What is required: Collect each line of the entries that holds the string "this".

Material to process:
──────────────────────────────

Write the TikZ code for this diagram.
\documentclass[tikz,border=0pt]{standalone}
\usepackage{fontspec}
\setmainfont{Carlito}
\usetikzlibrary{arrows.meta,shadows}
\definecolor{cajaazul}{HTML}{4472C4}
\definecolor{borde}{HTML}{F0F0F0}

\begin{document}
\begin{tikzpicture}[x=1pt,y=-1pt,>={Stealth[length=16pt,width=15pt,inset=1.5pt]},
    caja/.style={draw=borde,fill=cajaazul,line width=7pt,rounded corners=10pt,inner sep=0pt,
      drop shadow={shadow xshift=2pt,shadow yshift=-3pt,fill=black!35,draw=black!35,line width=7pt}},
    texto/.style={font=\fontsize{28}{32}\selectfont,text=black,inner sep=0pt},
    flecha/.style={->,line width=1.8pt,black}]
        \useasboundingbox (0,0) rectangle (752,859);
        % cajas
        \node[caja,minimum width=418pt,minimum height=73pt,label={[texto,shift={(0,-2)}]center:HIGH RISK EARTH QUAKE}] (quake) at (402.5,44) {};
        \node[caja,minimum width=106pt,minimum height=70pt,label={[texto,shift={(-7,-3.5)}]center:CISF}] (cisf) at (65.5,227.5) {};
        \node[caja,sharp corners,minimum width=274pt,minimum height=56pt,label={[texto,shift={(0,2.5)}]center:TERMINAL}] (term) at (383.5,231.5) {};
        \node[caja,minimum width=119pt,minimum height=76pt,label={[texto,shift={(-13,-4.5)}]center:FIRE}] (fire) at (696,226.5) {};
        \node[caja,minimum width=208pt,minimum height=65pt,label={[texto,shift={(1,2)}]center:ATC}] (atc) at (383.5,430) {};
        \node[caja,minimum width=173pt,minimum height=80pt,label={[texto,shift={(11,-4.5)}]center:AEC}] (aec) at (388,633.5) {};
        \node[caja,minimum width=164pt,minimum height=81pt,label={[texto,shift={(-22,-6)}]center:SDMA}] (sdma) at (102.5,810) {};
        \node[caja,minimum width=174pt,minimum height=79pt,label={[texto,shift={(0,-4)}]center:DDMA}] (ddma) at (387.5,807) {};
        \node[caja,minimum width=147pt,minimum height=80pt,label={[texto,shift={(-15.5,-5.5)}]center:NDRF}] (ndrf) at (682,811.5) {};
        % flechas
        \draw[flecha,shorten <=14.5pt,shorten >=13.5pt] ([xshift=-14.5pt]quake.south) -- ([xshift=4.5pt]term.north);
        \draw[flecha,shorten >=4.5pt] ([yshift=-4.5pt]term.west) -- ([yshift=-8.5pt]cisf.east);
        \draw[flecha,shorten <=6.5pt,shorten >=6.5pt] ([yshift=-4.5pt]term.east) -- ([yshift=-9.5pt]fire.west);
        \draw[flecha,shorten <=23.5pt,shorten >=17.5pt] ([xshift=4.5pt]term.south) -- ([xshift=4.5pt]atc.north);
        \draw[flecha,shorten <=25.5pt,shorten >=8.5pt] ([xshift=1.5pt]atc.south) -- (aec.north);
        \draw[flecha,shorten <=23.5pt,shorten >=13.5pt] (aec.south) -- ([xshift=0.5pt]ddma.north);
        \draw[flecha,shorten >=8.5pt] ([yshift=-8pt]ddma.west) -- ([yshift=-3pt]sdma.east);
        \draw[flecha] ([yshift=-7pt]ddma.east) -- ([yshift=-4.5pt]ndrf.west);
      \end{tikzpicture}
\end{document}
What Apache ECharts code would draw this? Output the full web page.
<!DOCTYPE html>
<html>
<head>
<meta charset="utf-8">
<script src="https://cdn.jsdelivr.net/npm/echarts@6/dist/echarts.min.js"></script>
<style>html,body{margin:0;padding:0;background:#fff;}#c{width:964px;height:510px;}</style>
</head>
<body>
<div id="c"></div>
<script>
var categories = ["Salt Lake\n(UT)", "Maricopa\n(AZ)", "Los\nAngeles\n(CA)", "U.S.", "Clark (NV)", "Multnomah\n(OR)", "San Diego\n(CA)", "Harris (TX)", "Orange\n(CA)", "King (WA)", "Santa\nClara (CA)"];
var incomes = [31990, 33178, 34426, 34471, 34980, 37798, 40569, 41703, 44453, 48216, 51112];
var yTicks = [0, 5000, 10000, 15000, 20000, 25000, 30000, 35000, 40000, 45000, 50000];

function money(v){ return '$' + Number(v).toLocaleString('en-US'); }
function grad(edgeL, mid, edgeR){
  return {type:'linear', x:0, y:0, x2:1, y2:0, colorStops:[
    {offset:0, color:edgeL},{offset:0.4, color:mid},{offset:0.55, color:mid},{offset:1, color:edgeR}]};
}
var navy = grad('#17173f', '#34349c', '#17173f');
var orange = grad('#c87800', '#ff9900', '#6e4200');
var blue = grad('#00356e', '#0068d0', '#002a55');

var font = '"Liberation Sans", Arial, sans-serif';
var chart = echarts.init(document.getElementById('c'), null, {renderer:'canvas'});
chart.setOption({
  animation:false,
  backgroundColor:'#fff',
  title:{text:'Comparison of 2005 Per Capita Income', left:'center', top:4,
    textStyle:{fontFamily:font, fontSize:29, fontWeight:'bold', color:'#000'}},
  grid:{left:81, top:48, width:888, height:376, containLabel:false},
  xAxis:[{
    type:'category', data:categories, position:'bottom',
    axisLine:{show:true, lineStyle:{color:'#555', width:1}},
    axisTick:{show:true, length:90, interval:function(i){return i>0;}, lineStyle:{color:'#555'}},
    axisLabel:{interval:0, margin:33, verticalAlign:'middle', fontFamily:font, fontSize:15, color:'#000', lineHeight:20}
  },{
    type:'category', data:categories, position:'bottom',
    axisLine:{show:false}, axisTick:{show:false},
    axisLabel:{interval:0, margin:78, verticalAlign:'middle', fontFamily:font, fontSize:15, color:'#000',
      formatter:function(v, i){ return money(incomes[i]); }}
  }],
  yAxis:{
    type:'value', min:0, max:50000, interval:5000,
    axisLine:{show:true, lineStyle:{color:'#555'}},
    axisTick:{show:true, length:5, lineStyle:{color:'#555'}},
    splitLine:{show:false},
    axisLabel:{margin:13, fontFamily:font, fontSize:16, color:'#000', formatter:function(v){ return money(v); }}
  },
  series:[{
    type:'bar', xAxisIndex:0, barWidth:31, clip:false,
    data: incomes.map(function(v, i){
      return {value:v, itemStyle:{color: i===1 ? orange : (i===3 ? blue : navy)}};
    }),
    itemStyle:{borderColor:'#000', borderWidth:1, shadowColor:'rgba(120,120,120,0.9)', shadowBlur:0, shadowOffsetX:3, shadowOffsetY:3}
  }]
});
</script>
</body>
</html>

──────────────────────────────

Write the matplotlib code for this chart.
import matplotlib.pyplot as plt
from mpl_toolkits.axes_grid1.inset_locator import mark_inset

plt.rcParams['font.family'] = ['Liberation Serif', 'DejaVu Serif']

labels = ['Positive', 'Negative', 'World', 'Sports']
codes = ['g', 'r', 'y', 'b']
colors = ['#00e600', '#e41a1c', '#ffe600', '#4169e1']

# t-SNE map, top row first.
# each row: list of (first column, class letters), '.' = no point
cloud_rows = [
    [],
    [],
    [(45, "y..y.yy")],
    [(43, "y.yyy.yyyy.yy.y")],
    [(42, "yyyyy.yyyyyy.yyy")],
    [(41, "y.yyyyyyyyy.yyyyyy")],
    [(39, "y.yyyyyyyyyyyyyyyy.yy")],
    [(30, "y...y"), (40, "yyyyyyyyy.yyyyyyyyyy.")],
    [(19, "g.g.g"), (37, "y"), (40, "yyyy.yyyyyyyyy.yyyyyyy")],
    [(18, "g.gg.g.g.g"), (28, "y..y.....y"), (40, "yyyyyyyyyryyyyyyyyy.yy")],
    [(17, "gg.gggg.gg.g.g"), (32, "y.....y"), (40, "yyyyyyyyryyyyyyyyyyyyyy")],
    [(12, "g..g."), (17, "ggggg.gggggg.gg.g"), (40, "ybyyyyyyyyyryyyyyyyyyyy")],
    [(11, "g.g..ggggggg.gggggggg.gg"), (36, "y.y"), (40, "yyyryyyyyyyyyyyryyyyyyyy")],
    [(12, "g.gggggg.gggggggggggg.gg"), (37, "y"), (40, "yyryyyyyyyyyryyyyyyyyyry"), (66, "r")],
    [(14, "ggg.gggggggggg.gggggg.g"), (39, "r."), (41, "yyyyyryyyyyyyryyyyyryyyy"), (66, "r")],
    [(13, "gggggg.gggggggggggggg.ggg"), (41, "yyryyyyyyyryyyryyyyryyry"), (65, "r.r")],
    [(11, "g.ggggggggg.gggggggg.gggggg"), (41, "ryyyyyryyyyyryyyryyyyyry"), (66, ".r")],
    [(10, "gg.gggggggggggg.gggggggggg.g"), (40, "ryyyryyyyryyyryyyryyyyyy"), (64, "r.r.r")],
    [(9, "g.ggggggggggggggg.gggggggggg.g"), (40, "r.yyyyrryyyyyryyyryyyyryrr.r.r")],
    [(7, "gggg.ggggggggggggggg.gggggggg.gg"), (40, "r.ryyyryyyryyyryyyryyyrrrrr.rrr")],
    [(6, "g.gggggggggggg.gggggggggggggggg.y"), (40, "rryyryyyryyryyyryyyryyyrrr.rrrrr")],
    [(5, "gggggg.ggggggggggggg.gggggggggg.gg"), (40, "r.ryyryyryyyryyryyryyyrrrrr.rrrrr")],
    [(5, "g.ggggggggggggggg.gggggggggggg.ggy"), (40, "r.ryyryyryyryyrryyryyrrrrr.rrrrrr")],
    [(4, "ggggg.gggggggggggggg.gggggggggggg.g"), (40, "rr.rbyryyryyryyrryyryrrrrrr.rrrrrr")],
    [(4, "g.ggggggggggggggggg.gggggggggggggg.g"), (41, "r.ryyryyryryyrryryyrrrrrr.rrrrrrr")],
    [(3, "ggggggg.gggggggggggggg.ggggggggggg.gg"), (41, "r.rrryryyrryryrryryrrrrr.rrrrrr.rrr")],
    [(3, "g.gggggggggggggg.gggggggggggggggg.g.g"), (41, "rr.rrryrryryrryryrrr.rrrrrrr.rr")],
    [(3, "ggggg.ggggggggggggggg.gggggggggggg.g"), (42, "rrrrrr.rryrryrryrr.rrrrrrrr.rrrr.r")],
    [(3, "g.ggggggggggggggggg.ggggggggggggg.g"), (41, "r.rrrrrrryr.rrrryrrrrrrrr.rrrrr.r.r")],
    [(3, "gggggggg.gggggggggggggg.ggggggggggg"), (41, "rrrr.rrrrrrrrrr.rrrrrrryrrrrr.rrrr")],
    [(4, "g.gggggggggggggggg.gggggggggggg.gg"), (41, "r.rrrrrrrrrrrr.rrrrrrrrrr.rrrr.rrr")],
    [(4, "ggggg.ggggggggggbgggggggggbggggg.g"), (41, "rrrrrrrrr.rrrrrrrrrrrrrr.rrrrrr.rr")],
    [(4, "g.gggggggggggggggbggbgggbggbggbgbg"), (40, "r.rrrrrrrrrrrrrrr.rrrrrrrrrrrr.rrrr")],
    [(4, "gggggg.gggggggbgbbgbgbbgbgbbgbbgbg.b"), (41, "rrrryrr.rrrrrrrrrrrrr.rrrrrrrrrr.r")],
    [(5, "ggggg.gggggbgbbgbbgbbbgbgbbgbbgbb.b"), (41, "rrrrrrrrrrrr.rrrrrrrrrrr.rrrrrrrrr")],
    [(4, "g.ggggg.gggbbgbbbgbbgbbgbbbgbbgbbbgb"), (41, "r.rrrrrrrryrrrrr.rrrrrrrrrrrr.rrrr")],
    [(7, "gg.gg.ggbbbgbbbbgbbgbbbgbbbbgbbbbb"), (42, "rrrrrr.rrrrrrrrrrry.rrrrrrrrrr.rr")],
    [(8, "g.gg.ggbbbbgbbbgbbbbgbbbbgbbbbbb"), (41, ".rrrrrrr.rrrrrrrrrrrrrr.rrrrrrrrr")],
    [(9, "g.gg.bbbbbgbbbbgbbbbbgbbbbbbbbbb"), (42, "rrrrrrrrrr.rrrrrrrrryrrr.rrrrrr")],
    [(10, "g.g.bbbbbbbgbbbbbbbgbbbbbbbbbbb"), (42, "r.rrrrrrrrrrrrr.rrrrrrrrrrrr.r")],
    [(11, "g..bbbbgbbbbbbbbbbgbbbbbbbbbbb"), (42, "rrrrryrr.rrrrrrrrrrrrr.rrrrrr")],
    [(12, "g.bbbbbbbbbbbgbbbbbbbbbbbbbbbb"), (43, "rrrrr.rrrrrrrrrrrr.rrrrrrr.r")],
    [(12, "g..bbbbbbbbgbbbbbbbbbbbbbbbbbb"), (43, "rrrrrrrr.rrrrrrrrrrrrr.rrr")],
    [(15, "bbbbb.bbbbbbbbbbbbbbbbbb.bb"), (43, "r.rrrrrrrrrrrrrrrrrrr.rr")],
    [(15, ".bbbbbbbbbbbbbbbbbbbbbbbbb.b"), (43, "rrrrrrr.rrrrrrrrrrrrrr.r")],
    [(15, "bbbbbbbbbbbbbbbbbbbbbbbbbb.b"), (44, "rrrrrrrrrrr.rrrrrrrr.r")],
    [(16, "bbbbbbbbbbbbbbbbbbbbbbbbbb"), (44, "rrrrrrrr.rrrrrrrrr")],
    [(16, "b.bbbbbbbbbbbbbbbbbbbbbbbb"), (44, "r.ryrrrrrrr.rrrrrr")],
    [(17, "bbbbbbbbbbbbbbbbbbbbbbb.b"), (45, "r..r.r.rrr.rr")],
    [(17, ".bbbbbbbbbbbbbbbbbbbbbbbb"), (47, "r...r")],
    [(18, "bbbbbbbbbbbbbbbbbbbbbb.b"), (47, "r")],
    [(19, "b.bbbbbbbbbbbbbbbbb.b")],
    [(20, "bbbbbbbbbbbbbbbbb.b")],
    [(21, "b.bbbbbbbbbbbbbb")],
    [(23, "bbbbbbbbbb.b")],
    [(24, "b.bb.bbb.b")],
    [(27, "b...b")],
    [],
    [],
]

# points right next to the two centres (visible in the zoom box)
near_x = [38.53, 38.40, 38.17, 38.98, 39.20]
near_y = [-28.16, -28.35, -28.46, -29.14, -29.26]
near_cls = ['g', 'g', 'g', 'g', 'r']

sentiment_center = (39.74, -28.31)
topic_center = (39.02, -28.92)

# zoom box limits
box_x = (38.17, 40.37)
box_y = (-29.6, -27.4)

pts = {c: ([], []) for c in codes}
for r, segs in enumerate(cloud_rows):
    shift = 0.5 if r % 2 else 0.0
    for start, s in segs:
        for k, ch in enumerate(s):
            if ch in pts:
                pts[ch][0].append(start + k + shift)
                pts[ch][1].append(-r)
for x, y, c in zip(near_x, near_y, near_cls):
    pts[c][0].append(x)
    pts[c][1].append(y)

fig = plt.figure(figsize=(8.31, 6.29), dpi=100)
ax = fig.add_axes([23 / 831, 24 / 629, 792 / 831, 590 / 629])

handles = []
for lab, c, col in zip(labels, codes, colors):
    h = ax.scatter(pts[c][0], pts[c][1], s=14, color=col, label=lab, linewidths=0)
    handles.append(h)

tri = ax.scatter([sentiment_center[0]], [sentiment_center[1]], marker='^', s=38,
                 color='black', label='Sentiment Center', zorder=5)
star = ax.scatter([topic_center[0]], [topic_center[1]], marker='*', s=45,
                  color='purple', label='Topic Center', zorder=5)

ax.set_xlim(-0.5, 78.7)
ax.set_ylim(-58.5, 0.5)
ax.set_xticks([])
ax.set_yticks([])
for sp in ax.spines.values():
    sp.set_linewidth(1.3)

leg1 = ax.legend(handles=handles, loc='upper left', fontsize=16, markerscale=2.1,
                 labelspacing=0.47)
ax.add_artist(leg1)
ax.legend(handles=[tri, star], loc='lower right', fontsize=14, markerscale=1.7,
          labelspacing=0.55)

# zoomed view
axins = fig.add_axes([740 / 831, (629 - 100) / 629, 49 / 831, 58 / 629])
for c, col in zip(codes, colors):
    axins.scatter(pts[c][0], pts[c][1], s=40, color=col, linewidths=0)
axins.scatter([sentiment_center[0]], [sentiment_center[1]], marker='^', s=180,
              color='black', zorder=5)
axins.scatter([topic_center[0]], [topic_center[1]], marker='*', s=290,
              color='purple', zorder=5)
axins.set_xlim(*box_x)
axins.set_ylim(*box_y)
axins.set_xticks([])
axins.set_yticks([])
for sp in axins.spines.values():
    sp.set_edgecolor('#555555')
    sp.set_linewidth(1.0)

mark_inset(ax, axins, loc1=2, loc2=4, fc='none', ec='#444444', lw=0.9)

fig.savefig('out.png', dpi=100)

──────────────────────────────

Response to the task:
Write the TikZ code for this diagram.
What Apache ECharts code would draw this? Output the full web page.
Write the matplotlib code for this chart.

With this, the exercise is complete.